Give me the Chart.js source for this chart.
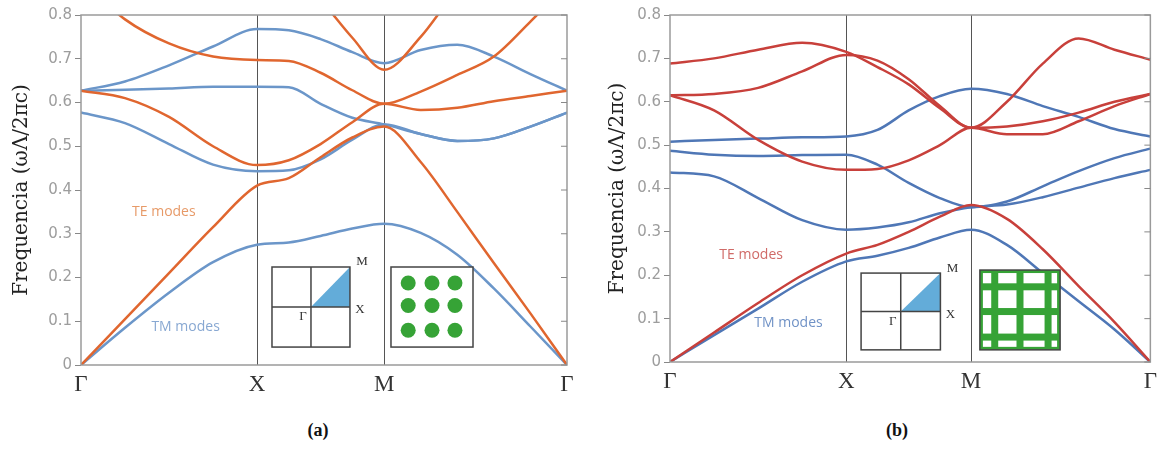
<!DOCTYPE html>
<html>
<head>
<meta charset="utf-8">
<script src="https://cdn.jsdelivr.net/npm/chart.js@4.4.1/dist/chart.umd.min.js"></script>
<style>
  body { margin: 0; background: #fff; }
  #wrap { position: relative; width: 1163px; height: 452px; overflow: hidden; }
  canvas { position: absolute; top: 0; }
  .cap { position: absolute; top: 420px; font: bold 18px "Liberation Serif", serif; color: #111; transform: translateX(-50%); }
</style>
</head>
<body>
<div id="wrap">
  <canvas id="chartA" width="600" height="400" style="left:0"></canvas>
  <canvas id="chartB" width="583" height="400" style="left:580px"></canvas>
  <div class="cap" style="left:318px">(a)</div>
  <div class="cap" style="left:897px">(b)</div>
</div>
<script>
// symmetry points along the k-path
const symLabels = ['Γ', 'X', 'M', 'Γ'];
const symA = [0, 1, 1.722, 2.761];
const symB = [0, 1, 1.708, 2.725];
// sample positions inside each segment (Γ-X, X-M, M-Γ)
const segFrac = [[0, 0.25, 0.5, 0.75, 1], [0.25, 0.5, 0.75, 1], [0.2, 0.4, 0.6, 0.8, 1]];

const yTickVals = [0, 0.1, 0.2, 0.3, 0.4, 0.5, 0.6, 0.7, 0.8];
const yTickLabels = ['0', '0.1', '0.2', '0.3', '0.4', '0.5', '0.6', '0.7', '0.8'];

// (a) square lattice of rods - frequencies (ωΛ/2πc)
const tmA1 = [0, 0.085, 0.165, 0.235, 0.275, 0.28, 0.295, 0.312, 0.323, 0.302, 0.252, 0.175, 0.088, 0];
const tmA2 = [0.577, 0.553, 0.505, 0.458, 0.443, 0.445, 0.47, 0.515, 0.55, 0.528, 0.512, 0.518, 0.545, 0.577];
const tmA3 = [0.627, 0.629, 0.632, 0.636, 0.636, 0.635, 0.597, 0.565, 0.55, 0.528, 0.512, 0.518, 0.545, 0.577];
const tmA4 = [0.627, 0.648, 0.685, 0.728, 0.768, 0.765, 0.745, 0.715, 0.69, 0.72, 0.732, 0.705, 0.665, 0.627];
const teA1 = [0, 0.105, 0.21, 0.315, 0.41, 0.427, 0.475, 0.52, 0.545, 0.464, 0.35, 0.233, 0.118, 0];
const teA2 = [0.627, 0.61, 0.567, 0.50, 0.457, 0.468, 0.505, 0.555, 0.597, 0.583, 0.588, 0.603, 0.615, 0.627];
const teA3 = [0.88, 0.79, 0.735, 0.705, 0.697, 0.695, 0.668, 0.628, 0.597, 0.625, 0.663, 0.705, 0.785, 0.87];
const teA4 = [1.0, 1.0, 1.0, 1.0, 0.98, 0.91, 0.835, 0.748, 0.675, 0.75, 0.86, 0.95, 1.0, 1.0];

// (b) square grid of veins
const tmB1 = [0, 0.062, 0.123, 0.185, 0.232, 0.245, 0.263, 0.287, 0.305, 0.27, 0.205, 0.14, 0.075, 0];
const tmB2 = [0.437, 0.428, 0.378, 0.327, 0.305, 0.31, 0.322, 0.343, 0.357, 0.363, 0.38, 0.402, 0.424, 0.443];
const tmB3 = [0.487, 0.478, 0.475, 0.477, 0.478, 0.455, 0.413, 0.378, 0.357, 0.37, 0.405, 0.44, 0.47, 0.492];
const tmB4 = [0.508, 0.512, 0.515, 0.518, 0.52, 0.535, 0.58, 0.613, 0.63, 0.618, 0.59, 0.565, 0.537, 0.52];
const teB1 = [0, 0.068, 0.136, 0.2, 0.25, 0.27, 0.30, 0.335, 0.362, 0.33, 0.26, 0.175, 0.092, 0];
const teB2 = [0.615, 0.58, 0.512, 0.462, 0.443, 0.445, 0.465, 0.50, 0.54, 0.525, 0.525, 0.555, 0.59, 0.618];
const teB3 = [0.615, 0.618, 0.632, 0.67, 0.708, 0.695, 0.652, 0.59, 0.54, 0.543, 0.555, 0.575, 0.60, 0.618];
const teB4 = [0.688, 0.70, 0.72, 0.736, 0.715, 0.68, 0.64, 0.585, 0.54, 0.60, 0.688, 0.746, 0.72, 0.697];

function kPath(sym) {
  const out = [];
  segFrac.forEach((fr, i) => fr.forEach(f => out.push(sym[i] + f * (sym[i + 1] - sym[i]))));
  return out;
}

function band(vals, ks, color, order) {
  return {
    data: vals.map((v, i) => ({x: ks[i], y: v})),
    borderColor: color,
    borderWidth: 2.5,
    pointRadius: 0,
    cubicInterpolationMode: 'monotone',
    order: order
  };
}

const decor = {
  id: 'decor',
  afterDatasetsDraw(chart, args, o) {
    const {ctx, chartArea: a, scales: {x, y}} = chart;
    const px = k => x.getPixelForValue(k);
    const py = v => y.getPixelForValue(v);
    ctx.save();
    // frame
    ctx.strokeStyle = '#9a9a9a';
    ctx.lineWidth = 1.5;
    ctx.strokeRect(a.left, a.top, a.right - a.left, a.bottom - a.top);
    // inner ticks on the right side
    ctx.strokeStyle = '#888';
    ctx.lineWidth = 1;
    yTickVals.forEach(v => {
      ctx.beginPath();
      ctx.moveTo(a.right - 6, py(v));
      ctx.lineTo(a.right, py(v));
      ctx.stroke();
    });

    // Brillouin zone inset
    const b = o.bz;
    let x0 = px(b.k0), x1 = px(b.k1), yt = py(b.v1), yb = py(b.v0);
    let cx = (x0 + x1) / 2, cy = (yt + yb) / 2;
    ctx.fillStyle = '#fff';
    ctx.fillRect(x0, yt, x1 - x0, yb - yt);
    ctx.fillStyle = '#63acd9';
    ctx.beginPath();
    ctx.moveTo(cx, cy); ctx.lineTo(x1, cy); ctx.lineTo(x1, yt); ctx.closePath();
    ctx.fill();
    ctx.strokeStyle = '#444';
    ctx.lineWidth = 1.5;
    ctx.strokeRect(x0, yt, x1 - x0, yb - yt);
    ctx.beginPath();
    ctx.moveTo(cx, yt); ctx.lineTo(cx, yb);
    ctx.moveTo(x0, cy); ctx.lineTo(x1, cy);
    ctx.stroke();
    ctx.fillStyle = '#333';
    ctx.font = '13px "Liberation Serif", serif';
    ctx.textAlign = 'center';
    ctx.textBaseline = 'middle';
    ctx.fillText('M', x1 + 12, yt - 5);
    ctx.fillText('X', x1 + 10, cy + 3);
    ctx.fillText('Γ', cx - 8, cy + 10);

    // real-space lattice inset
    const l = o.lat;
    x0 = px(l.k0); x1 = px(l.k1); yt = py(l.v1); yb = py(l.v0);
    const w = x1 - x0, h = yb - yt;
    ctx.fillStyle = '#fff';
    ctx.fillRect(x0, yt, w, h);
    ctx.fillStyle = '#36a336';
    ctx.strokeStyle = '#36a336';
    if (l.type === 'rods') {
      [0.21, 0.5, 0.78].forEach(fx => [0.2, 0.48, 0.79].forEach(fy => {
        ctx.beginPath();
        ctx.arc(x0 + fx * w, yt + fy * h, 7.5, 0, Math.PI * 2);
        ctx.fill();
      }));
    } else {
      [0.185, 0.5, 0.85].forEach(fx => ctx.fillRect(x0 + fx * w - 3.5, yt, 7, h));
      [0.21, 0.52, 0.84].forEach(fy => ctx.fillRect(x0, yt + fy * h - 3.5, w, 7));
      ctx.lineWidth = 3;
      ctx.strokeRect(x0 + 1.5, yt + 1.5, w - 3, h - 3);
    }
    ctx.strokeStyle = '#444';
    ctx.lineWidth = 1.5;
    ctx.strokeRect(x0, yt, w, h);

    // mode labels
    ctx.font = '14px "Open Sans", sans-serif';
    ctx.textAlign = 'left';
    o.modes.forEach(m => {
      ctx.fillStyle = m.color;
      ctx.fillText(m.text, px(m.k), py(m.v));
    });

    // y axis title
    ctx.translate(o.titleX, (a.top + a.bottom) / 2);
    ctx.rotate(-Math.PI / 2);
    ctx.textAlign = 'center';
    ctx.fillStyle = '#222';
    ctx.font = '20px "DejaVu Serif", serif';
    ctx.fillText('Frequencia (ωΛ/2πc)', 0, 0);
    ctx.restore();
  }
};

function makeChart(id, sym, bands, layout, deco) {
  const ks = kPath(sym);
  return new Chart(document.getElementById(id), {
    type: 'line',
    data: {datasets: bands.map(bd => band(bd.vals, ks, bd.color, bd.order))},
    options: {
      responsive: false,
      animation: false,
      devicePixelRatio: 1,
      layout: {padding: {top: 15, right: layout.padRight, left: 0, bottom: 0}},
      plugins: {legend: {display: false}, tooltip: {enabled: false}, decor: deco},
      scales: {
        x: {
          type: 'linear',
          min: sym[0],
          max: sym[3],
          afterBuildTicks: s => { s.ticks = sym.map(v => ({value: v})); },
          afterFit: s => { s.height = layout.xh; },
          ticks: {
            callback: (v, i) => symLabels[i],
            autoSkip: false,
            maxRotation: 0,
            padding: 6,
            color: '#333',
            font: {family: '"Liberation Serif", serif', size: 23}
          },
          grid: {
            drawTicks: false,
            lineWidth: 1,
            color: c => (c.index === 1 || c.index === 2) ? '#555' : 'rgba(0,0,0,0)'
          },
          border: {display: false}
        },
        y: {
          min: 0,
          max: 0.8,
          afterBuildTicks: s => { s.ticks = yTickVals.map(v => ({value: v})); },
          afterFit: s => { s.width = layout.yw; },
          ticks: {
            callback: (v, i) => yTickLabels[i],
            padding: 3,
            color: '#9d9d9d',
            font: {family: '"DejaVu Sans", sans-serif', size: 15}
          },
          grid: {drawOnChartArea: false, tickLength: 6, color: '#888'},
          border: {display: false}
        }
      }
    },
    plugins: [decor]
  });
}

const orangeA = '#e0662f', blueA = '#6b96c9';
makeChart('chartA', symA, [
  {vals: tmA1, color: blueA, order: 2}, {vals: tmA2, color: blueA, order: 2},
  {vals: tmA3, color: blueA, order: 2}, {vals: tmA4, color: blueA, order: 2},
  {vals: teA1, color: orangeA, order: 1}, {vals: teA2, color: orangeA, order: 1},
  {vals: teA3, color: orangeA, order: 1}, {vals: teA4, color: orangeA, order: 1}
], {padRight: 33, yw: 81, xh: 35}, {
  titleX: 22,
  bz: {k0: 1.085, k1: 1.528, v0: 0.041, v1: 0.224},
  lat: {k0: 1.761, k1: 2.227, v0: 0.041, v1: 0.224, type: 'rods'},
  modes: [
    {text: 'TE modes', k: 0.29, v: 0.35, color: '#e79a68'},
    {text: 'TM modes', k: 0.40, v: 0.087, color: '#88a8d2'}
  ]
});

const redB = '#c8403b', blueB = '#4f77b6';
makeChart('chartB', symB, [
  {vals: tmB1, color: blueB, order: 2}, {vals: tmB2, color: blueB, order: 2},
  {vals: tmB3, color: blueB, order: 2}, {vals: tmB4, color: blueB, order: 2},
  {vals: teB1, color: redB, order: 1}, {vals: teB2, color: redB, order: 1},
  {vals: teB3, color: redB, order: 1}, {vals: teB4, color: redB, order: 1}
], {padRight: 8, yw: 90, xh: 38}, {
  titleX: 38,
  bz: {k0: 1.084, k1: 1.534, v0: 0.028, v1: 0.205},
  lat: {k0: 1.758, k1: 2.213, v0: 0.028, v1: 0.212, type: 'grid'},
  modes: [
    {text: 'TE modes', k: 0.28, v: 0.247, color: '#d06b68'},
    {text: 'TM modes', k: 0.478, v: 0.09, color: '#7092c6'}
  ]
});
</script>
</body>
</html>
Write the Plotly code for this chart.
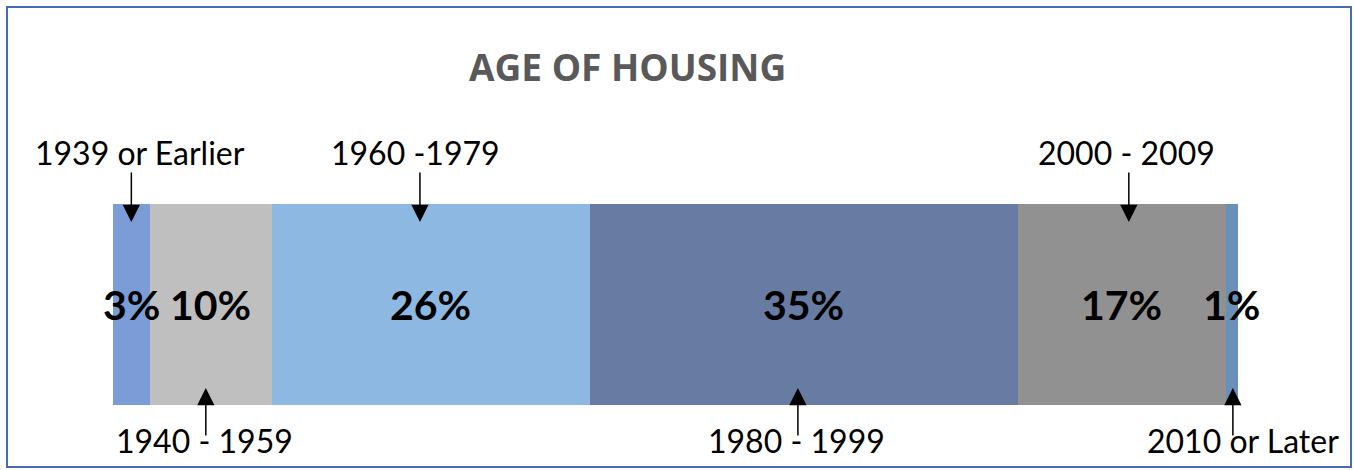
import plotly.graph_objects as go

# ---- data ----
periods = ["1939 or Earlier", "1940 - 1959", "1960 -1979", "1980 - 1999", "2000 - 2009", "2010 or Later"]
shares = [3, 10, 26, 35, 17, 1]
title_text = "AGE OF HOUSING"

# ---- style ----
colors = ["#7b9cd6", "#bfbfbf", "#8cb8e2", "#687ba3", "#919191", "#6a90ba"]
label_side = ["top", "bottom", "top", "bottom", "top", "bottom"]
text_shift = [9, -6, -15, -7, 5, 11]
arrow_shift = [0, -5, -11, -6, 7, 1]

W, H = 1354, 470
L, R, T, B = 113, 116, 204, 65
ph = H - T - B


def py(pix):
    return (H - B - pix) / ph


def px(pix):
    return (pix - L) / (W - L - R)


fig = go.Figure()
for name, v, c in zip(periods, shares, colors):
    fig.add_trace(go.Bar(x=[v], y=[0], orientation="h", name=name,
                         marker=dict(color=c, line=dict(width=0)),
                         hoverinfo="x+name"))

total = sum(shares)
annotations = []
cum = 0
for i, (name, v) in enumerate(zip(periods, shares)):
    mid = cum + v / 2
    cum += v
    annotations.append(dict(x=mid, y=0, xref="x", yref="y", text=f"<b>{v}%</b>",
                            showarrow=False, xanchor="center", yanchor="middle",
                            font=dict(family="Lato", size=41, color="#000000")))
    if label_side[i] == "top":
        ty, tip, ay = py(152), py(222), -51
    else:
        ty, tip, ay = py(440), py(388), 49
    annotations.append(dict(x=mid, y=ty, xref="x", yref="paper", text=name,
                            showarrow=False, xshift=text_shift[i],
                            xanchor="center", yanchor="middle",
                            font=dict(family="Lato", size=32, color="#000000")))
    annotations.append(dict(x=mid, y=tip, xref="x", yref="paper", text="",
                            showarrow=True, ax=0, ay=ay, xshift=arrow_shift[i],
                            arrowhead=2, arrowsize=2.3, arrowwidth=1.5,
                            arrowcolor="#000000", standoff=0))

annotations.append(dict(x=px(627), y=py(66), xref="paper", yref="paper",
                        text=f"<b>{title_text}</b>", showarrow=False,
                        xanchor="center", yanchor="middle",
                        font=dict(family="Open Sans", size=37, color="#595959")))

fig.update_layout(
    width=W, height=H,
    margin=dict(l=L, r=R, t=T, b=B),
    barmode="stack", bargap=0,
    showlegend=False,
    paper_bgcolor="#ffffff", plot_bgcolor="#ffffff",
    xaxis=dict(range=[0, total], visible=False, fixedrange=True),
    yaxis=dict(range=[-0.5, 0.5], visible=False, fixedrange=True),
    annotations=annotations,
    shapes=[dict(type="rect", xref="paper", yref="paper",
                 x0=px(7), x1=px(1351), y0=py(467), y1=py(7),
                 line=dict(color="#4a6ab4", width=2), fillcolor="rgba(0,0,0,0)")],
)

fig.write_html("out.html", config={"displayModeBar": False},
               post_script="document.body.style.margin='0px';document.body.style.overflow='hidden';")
━━━━
| WHAT THE TASK REQUIRES |
Write out every line of the data that holds the word "this".

| ANSWER IN FULL |
Give me the Chart.js source for this chart.
Write the Plotly code for this chart.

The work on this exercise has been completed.